I am trying to create a mobile game that involves having a net in which objects are placed inside. The net grows over the course of the game. The net also doesn't need to look super realistic or have a lot of density, but should sway a little bit and behave/look relatively satisfying/interesting.

I have been looking at Obi Cloth or Obi Rope to potentially implement this, as I am not getting far with the basic Unity toolset.

Is there any recommendations on what I should look at? Is what I am doing even possible with the current state of Unity and mobile hardware (especially in a way that it is performant on most devices)?

Appreciate any information - thanks!

Hi there!

ObiCloth would be the way to go. Implementing a net using a rope for each individual thread would be extremely costly and not very robust. Video of net implemented with ObiCloth:

https://www.youtube.com/watch?v=HaQSkTvGyHU

Video of a "bag" containing spherical objects:

https://www.youtube.com/watch?v=luiUs7hSjJs

Whether it's possible to do or not depends on many factors, many of them apply regardless of the physics engine you use:

- What kind of colliders are used for the objects inside the net? Are primitives (cubes, spheres, capsules) enough, or do you need more complex shapes? 
- How many objects in the net, at most?
- How "snappy" should the simulation be, and are fast moving objects a requisite?
- What kind of interaction should take place between the user and the net, if any?

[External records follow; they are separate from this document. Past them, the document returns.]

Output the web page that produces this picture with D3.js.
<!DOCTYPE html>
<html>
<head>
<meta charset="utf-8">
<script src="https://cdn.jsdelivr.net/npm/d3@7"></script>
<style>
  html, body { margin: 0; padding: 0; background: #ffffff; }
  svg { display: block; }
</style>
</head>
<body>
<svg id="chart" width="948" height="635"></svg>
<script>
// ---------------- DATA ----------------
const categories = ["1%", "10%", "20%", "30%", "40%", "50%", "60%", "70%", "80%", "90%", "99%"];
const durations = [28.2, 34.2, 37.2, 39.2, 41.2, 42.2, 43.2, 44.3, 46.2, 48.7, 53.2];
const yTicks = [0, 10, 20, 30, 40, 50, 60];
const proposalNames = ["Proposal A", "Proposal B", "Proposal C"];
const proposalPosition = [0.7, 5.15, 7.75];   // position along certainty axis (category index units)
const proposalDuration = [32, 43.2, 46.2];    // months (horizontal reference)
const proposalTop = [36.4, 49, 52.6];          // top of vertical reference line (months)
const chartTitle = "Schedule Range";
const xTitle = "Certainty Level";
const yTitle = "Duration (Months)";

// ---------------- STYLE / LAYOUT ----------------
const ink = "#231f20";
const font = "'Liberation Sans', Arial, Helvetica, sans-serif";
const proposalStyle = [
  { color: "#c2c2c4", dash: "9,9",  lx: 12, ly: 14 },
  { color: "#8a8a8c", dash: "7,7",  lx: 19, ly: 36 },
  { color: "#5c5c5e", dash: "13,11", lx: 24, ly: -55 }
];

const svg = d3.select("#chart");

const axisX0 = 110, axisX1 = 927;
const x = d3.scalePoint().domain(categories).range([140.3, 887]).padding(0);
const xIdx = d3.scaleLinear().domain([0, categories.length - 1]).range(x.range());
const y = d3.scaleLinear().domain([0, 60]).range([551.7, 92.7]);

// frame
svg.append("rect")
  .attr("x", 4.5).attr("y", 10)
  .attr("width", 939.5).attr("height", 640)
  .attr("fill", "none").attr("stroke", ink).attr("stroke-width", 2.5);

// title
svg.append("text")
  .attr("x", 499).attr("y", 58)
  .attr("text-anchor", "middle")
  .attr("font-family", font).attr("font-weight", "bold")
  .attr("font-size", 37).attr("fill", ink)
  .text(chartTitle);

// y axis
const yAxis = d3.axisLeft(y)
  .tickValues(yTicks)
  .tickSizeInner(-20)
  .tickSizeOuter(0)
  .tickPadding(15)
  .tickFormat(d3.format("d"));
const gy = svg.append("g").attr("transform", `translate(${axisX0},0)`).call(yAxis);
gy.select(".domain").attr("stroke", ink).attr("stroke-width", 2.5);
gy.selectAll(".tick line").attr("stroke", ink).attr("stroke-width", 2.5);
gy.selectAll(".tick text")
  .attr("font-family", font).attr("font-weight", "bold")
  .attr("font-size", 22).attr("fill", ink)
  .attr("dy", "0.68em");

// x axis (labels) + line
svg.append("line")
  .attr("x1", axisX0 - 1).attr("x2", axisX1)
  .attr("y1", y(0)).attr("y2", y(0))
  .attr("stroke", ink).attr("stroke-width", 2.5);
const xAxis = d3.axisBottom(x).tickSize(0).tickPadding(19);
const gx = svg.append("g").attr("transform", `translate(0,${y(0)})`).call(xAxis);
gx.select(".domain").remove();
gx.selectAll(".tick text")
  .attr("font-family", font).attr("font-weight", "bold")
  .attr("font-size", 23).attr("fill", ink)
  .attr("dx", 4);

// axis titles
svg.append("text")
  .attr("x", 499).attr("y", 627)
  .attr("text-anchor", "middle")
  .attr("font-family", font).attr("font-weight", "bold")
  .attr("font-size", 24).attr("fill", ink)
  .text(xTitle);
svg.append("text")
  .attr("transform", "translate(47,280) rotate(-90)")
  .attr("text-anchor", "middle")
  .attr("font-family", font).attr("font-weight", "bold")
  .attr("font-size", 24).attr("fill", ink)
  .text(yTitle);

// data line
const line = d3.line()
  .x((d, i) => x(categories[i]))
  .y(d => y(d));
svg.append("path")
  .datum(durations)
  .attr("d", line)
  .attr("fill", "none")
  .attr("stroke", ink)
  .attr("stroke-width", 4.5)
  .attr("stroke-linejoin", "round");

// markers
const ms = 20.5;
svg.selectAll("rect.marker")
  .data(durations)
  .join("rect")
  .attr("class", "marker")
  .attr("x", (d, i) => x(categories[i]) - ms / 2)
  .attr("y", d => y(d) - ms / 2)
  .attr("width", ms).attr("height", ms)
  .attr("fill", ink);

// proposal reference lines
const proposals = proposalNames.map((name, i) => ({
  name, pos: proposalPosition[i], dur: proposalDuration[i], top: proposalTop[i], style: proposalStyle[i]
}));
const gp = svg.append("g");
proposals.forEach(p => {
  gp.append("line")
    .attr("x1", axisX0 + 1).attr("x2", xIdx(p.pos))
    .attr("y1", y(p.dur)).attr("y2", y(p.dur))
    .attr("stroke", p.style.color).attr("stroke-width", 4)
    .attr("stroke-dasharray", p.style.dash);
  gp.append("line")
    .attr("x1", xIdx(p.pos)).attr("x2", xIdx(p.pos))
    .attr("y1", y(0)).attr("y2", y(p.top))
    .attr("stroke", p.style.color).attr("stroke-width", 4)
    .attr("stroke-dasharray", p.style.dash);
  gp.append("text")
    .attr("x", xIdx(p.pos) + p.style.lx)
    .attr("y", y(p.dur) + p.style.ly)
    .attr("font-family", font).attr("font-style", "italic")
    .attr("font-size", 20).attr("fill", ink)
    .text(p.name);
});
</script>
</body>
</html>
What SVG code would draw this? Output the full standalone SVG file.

Concave objects are much more expensive to collide against (MeshColliders), the amount of objects and contacts between them affects performance, timestep length determines simulation quality vs performance, large mass ratios are difficult to deal with, fast moving objects can result in tunneling, etc.

These issues are at the core of how computers work (they're digital, and so must work with discretized versions of real-world continuous quantities), and so all physics engines are limited by these in one way or another.